Even if investors expect economic growth and inflation to normalize, they’d better expect valuation measures to normalize as well. The tradeoff there is that extremely strong assumptions of higher growth, inflation approaching 4% annually, sustained record profit margins, and lower taxes might, at best, combine to push nominal earnings a cumulative 30% beyond their recent record highs over the next 4 years (which would be far beyond our actual expectations). But normalizing growth and inflation would also put pressure on valuation multiples to normalize, because current multiples rely almost entirely on a zero-interest rate world. Historical norms for the most reliable measures are less than half of present levels. The basic arithmetic is then: 1.3 x 0.5 = 0.65, which would still leave the S&P 500 35% lower by 2020.

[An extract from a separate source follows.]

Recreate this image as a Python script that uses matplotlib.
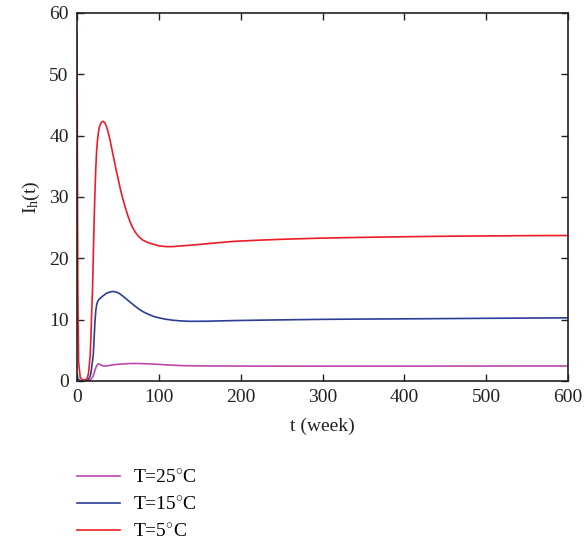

Put simply, the fanciful hopes for a near-term economic renaissance are vastly overstated, and are inconsistent with the basic arithmetic of economic growth. Moreover, even the most optimistic hopes for future growth, if realized, would only boost the trajectory of real U.S. GDP by a few percent over the course of the next four years. Any significant acceleration in nominal growth would have to come from inflation. For investors, the fact remains that the most historically reliable valuation measures remain far beyond double their historical norms, and a retreat in valuations over the completion of the present market cycle is likely to overwhelm any incremental economic growth that investors might expect.